Et toi, pauvre spectateur, en as-tu autant, toi qui, dès les premières mesures d’orchestre, vois un homme en maillot de corps et en pantalon de jogging blanc, arpentant un chemin sans fin entre deux parois sur plateforme pivotante et croisant un malheureux hère qui trébuche avec ses béquilles pourries ? Alors que Jonathan Nott et l’Orchestre de la Suisse Romande étirent avec une louable précision un Prélude trop uniforme, l’on finit par comprendre que nous avons affaire à un Parsifal dans la force de l’âge, confié au timbre de ténor barytonnant de Daniel Johansson, côtoyant le Gurnemanz maculé de sang de la basse Tareq Nazmi dont il faut admirer autant l’intelligence de phrasé que la performance ‘sportive’ de plier en deux sa longue silhouette durant deux actes interminables. Vêtue par Michaela Barth d’un tailleur-pantalon noir et talons hauts, paraît la Kundry de Tanja Ariane Baumgartner, cherchant sa voix durant toute la première partie, reléguant aux oubliettes les râles de la sauvageonne pour se figer côté jardin et fumer sa pitoyable existence en volutes de cigarillo. Par quatre écuyers est amené Amfortas, lui aussi entaché de sang, incarné par Christopher Maltman qui, une fois passé le dialogue initial, laisse ses douloureuses imprécations se répandre avec une intensité expressive notoire. Sur des sonneries de cloches bien lointaines est développée une Verwandlungsmusik guère impressionnante tandis que le décor conçu par Henrik Ahr s’entrouvre pour laisser place à une niche où se juchera le prêtre-roi s’adressant à la confrérie de chevaliers qui ne réunit ici que des garçons-bouchers badigeonnant les murs d’hémoglobine. Néanmoins, leur choral « Zum letzten Liebesmahle » est magnifiquement négocié par les voix d’hommes du Chœur du Grand-Théâtre (préparées soigneusement par Alan Woodbridge) et constitue enfin le premier élément positif de ce premier acte. Tandis que résonnent les graves saisissants du Titurel de William Meinert, l’apparition du Graal est suggérée par une lumière blanche descendant des cintres sur les mystérieux « Selig in Liebe ! Seling’ im Glauben ! » égrénés par les jeunes de la Maîtrise du Conservatoire Populaire de Genève.

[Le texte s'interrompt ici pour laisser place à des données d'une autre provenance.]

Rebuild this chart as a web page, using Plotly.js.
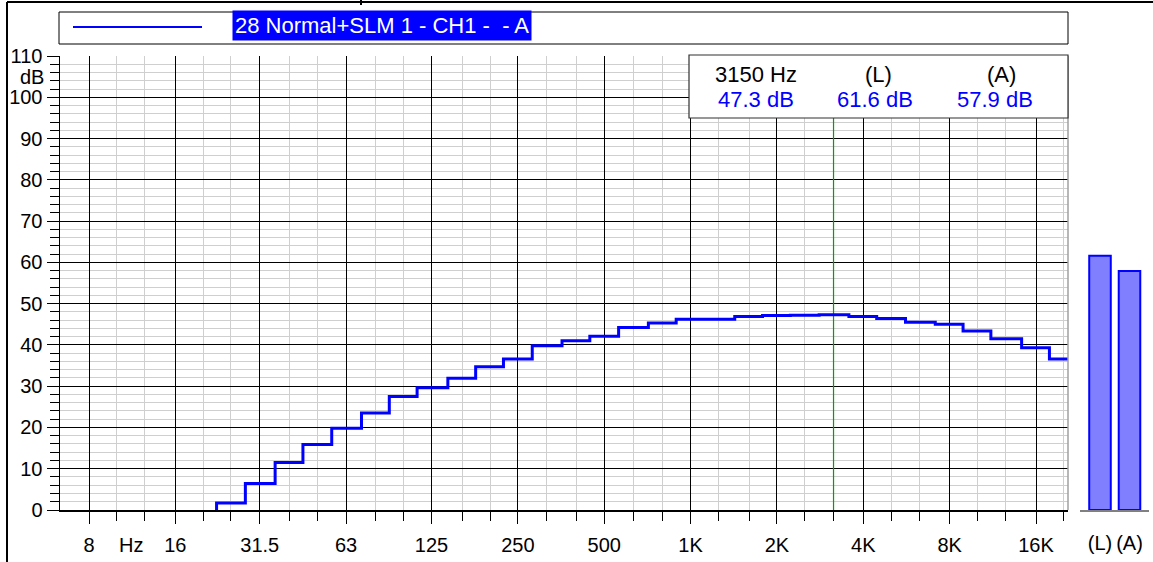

Au deuxième acte, les choses ne s’arrangent guère avec un Klingsor portant manteau violet, campé par un Martin Gantner prosaïque, gesticulant comme un Mime égaré de Siegfried, totalement dépourvu de la grandeur malfaisante d’un sorcier. Que sont donc ces six filles-fleurs, repoussantes comme des poufiasses avec leurs faux-culs plastifiés, faisant causette avec leurs consoeurs du sixième étage, en nuisettes à fleurs, qui se sont débarrassées pour un moment de l’encombrant Luchini ? Comment imaginer qu’une Kundry, arborant un rouge pétant de midinette, puisse exercer une quelconque séduction sur ce grand bêta de Parsifal que tant de mains ont tenté de palper ? Même si son timbre de mezzo a retrouvé une part de son coloris, sa dangereuse emprise ne peut qu’être vouée à l’échec, tandis que sa victime darde avec éclat les aigus de « Amfortas ! – Die Wunde ! ». Et c’est à coup de pistolet qu’il faudra dissiper le pseudo-sortilège. 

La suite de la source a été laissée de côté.